Donald Rumsfeld was due to testify about a missing $2.3 trillion before Congress on September 13 2001, however the case was put on hold after the events of September 11.
The paper trail was destroyed when one side of the Pentagon was blown up, and the $2.3 trillion dollar case was brushed under the rubble.
The new case of the missing trillions, and the combustible political climate in 2024, has left many commentators fearing that “something big is about to happen again.”
The Hill report the nation’s largest federal agency has almost $4.1 trillion in assets, the majority of which cannot be accounted for. The Pentagon has also announced it is unable to fully account for its more than $824 billion budget for 2024.
Federal law since the early 1990s requires mandatory audits for all government agencies, and since fiscal year 2013 all agencies excpet the DOD have been able to satisfy that requirement.
The audit was conducted by independent auditors along with the department Office of the Inspector General.
Michael McCord, under secretary of Defense comptroller and chief financial officer, said that despite the disclaimer of opinion, which he expected, the Defense Department “has turned a corner in its understanding of the depth and breadth of its challenges.”
“Momentum is on our side, and throughout the Department there is strong commitment — and belief in our ability — to achieve an unmodified audit opinion,” he said in a statement.
The Defense Department’s report card as a whole is made up of 28 entities operating under the Pentagon that conducted independent audits.

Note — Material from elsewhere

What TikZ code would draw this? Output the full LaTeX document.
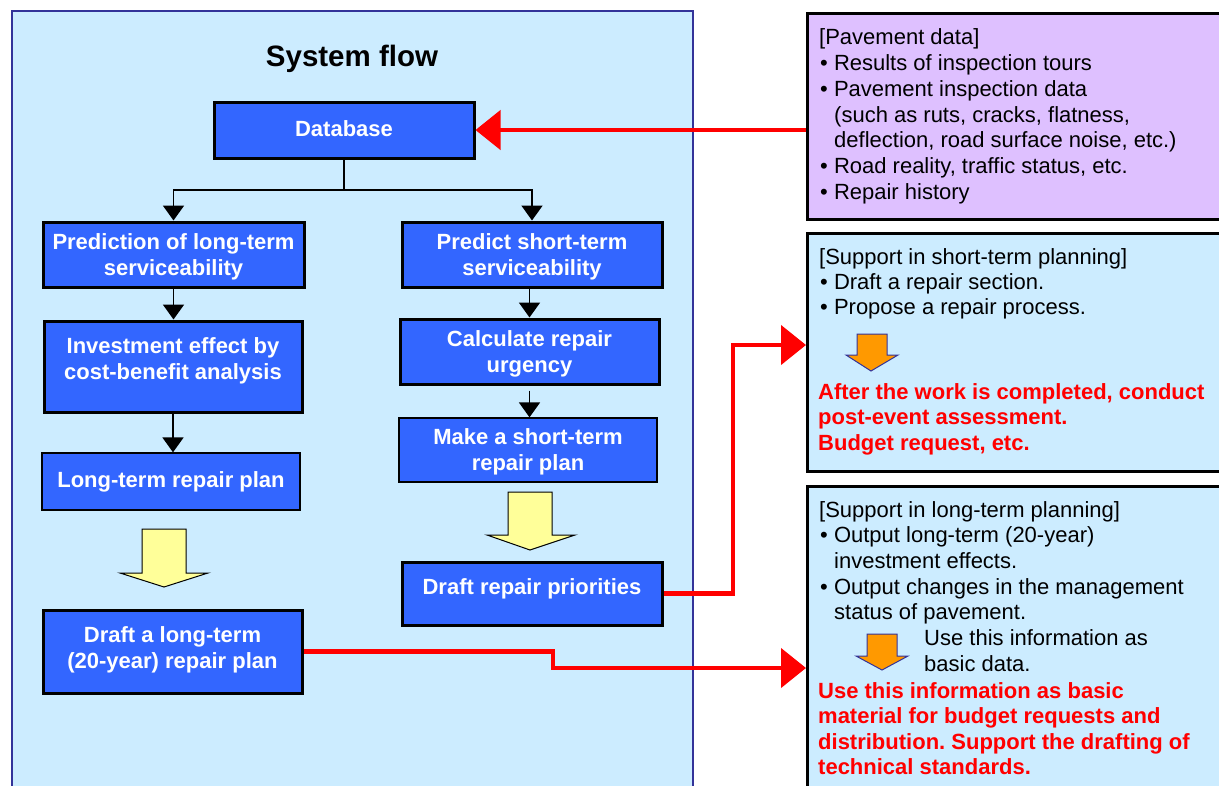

Of those, nine received an unmodified audit opinion, one received a qualified opinion, 15 received disclaimers and three opinions remain pending. The Pentagon expects the final number of clean or qualified audits to be roughly around what it was last year.
The Pentagon said it is firmly committed to achieving a clean audit by 2028, as mandated by the 2024 National Defense Authorization Act.
At a Friday briefing with reporters, McCord explained the number of clean audits indicated progress and disputed the characterization that the Pentagon had failed another audit.
“I do not say we failed, as I said, we have about half clean opinions. We have half that are not clean opinions,” he added. “So if someone had a report card that is half good and half not good, I don’t know that you call the student or the report card a failure. We have a lot of work to do, but I think we’re making progress.”